Material for this exercise ▸
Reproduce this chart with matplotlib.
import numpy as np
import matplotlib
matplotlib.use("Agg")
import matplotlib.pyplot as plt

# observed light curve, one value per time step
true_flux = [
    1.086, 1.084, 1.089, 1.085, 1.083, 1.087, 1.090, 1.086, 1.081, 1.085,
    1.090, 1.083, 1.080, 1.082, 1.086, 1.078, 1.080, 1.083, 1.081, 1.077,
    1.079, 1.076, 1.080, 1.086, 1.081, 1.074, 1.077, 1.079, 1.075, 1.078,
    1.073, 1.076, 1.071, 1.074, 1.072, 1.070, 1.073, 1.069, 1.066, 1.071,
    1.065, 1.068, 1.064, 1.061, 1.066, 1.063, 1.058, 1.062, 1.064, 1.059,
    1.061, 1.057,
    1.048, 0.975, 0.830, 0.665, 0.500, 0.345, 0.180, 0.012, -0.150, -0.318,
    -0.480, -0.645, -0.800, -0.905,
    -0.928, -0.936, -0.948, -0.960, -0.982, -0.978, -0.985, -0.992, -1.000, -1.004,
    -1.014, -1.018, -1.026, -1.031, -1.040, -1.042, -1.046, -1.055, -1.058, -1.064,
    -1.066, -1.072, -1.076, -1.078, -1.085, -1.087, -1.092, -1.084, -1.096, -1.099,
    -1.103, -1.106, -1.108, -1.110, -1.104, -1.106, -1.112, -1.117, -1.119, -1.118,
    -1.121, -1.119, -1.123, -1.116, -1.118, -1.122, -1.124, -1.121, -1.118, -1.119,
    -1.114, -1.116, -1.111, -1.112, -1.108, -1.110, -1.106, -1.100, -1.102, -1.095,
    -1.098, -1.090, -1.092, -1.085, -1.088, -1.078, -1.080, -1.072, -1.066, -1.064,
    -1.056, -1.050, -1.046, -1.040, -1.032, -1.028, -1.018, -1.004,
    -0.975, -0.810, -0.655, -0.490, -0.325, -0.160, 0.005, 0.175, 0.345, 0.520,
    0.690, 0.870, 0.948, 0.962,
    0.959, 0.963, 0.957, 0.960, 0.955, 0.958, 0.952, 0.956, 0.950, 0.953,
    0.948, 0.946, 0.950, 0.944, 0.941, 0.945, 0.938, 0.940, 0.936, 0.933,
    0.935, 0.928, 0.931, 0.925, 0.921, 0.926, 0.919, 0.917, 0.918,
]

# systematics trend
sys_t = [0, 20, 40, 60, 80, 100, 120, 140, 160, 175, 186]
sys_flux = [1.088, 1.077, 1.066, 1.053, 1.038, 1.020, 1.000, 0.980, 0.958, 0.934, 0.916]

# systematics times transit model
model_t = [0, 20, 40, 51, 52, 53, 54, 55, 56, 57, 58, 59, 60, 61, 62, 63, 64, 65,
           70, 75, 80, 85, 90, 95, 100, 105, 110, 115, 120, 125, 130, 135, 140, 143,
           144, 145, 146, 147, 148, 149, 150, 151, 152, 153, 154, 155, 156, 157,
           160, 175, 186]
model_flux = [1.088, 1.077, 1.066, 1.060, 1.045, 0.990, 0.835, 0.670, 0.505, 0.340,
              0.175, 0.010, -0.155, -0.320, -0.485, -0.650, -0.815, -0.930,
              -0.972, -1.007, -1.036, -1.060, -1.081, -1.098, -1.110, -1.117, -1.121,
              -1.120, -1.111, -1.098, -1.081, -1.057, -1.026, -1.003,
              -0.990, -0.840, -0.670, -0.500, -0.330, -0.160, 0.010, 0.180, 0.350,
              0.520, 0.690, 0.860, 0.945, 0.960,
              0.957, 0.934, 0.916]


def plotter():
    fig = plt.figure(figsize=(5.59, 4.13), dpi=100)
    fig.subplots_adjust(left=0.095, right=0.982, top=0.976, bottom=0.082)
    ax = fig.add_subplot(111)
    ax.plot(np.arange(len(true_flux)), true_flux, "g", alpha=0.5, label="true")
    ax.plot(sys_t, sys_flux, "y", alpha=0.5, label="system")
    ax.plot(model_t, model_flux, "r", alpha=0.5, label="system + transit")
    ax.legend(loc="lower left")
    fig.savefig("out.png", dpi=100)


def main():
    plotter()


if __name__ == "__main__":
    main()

==

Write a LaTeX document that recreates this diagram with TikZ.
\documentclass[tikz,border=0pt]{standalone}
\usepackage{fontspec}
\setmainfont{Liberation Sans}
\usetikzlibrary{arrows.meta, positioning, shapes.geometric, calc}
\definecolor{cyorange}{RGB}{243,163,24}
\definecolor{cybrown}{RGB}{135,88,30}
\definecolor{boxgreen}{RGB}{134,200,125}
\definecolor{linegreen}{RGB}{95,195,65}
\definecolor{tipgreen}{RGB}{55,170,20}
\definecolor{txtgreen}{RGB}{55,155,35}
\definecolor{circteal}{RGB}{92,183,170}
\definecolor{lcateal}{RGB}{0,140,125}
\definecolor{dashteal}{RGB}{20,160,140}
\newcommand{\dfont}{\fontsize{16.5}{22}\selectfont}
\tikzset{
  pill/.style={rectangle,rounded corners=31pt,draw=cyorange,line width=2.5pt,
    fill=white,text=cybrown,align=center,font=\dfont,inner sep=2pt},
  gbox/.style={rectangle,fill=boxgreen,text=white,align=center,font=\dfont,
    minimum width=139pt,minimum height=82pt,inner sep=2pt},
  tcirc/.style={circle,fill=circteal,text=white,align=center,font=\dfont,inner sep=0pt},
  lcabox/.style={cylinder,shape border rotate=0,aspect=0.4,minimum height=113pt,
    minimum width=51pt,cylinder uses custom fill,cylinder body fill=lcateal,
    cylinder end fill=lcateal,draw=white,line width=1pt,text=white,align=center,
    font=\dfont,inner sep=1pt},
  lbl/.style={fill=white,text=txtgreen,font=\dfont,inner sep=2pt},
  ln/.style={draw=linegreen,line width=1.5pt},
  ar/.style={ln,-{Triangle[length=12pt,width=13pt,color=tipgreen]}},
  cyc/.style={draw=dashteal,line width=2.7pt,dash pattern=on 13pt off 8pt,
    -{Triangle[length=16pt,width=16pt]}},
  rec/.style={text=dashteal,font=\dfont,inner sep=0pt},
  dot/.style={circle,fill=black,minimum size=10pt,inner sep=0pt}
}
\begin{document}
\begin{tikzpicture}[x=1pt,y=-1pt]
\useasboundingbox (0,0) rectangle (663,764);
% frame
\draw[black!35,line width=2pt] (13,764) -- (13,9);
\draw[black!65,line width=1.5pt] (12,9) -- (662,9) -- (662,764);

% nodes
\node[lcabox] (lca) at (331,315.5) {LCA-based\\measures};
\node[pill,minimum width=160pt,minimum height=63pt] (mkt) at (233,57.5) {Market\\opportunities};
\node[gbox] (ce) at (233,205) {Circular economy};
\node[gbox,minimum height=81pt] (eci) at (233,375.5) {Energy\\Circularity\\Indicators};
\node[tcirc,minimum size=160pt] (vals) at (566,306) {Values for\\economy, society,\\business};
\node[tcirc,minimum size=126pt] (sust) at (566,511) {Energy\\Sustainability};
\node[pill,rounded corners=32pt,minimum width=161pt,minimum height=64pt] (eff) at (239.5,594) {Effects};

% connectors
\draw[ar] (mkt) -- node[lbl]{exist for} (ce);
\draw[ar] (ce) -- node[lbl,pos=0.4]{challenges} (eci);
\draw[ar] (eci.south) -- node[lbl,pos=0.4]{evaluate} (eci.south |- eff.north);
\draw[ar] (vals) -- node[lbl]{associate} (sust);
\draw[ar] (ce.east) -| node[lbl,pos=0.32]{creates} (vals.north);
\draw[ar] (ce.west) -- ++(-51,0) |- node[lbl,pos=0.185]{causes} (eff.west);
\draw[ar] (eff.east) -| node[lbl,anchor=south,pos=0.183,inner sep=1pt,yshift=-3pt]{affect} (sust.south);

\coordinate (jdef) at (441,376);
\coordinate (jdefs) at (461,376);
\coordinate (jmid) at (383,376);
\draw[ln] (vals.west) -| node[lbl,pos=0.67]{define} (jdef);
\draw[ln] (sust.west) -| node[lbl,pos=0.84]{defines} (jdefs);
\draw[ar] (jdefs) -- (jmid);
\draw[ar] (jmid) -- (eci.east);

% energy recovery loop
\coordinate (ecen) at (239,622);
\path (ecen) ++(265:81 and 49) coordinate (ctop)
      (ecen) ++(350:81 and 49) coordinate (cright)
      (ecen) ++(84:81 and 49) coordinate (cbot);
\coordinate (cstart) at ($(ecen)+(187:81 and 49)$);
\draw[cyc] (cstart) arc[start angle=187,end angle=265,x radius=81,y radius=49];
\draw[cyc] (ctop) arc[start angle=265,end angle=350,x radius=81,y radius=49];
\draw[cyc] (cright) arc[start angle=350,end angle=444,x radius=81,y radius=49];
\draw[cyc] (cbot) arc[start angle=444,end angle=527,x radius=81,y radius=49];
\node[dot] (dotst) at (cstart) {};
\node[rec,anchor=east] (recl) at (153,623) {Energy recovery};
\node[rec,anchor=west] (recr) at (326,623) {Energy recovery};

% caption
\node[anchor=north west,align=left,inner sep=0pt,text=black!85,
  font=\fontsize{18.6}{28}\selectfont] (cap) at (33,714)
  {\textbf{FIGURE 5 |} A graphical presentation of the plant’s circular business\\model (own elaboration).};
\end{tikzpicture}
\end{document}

Set exercise ▸
Looking at the data above, return every line from the one with "Reproduce this chart with matplotlib." down to the one with "import matplotlib.pyplot as plt", exactly and inclusively.

Task response ▸
Reproduce this chart with matplotlib.
import numpy as np
import matplotlib
matplotlib.use("Agg")
import matplotlib.pyplot as plt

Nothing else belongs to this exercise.